Aktuell hat das Finanzgericht Münster entschieden, dass die sofortige und volle Besteuerung der Barabfindung rechtens ist und nicht gegen höherrangiges Recht verstößt (Urteil vom 9.10.2018, 2 K 3516/17 E).
Der Fall: Der Kläger hielt in seinem Depot Aktien einer US-Gesellschaft, die er in 2013 und 2014 für insgesamt 105.080 USD angeschafft hatte. Mitte 2015 buchte seine Bank sämtliche Aktien der Gesellschaft aus seinem Depot aus und buchte dafür Aktien eines anderen US-Unternehmens ein. Zusätzlich kam es zu einem Barausgleich von letztlich fast 90.000 Euro. Die Bank erläuterte hierzu, dass die Aktien per 12.6.2015 umgetauscht würden im Verhältnis von 1 zu 0,2909 zzgl. 50,50 USD in bar wegen einer Fusion. Die angefallenen Aktienbruchteile
würden in bar vergütet. Die Bank berechnete auf den Betrag von 90.000 Euro die volle Abgeltungsteuer von 25 Prozent plus Solidaritätszuschlag. Das war rechtens, wie das FG ausführt.
Begründung: Der bei einem Aktientausch gezahlte Barausgleich unterliegt gemäß § 20 Abs. 4a Satz 2 EStG in vollem Umfang als Kapitalertrag der Besteuerung nach § 32d Abs. 1 EStG. Auch ein Abzug anteiliger Anschaffungskosten ist gesetzlich nicht vorgesehen und verfassungsrechtlich nicht geboten.
Das FG hat die Revision zugelassen, die wahrscheinlich auch eingelegt werden wird. Insofern sollten Sie einen entsprechenden Fall offenhalten, bis ein Urteil des Bundesfinanzhofs (BFH) vorliegt.
Beachten Sie: Der BFH hat gegen den Fiskus entschieden, dass beim Aktientausch die Steuerpflicht nicht gilt, wenn die Aktien vor 2009 erworben wurden.
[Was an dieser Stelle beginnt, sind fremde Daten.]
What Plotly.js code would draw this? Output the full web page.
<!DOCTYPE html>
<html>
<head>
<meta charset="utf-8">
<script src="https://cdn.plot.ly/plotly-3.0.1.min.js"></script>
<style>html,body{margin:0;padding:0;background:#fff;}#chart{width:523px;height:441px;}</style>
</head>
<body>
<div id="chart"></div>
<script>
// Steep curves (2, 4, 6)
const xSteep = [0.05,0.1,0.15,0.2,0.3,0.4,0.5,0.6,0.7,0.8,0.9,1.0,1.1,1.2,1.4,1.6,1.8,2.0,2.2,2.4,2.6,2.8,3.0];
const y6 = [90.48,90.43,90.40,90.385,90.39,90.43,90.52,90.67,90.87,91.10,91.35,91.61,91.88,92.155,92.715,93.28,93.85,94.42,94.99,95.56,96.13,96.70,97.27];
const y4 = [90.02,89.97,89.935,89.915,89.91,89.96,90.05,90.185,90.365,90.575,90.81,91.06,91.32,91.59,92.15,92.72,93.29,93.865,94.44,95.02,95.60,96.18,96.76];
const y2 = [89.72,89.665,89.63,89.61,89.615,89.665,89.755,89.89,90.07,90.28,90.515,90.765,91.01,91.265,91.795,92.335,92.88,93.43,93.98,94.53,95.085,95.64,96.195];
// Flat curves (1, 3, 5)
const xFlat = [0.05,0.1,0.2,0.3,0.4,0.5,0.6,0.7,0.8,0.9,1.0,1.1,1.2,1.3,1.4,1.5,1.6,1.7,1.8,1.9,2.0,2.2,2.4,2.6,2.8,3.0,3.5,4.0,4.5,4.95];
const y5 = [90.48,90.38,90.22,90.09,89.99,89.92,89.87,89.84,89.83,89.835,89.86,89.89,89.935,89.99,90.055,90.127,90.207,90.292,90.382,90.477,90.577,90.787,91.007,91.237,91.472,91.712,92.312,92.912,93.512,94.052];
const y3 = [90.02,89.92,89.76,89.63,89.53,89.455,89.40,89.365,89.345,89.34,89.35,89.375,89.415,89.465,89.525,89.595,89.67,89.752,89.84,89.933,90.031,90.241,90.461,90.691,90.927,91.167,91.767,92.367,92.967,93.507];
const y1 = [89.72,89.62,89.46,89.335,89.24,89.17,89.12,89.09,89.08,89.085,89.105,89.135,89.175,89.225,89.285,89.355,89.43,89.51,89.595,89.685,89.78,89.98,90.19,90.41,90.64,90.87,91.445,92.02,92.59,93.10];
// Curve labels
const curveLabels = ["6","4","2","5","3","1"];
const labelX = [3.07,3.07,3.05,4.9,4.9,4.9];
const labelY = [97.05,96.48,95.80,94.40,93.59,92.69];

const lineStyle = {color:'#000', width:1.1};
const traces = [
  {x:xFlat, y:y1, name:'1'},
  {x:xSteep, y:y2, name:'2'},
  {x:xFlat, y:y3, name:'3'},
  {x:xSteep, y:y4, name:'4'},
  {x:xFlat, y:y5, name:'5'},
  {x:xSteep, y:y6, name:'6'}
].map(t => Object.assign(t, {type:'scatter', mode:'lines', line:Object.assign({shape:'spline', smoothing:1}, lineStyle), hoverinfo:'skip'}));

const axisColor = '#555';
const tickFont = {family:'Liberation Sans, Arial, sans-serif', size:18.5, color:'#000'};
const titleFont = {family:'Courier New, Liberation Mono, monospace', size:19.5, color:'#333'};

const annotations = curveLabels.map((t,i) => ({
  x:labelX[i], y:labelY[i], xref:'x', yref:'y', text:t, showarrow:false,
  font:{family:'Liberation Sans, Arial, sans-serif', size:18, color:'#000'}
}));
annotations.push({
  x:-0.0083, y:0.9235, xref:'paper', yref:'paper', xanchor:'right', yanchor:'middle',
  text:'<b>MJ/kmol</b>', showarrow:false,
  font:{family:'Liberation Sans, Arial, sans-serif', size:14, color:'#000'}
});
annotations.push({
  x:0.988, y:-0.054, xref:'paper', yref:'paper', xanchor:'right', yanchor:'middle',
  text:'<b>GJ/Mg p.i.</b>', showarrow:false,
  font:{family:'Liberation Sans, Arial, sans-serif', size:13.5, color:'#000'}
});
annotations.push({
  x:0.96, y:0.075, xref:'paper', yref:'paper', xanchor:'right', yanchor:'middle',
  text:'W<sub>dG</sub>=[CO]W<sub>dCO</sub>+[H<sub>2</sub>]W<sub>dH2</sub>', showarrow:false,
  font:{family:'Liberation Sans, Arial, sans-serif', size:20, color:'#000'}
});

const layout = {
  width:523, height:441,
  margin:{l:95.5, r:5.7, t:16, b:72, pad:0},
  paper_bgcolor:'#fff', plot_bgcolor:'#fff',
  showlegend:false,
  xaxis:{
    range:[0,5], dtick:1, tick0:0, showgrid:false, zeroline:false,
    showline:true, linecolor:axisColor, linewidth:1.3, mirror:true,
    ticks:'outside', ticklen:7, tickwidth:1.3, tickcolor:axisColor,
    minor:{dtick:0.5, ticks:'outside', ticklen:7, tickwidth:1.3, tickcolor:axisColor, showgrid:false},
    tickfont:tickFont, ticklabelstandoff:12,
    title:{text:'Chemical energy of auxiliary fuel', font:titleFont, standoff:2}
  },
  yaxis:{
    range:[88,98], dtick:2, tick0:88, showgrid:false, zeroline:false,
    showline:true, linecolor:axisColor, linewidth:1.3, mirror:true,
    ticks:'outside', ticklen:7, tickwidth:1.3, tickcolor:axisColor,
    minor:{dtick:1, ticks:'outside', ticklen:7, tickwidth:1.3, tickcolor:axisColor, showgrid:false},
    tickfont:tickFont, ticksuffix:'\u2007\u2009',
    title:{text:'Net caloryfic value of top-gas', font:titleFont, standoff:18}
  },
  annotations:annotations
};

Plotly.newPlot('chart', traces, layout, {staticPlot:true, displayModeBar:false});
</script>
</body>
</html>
Erhält ein Aktionär einen Barausgleich anlässlich eines Aktientausches für vor dem 1.1.2009 erworbene Aktien, die wegen Ablaufs der einjährigen Veräußerungsfrist bereits steuerfrei waren, ist die Zahlung nicht in eine einkommensteuerpflichtige Dividende umzuqualifizieren (BFH-Urteile vom 20.10.2016, VIII R 10/13 und VIII R 42/13). Prüfen Sie also, wann die Aktien erworben wurden.
Hinweis: Übrigens gibt es eine weitere Falle, die auf den ersten Blick kaum ersichtlich ist – und zwar für Arbeitnehmer: Es ist nämlich durchaus häufiger der Fall anzutreffen, dass Arbeitnehmer, die Aktien ihres Arbeitgebers halten, diese Wertpapiere quasi zwangsweise gegen Aktien ihres neuen Arbeitgebers eintauschen müssen, wenn ihr Unternehmen verkauft, verschmolzen oder gespalten wird. Auch hier gilt: Falls die Arbeitnehmer neben den Aktien ihres neuen Arbeitgebers auch eine Barabfindung erhalten, ist diese sofort voll zu versteuern. Dabei spielen die ursprünglichen Anschaffungskosten oder die Höhe des Wertzuwachses keine Rolle. Mitunter kommt es zu vollkommen kuriosen Ergebnissen, die der Gesetzgeber nach unserem Dafürhalten nicht im Blick hatte.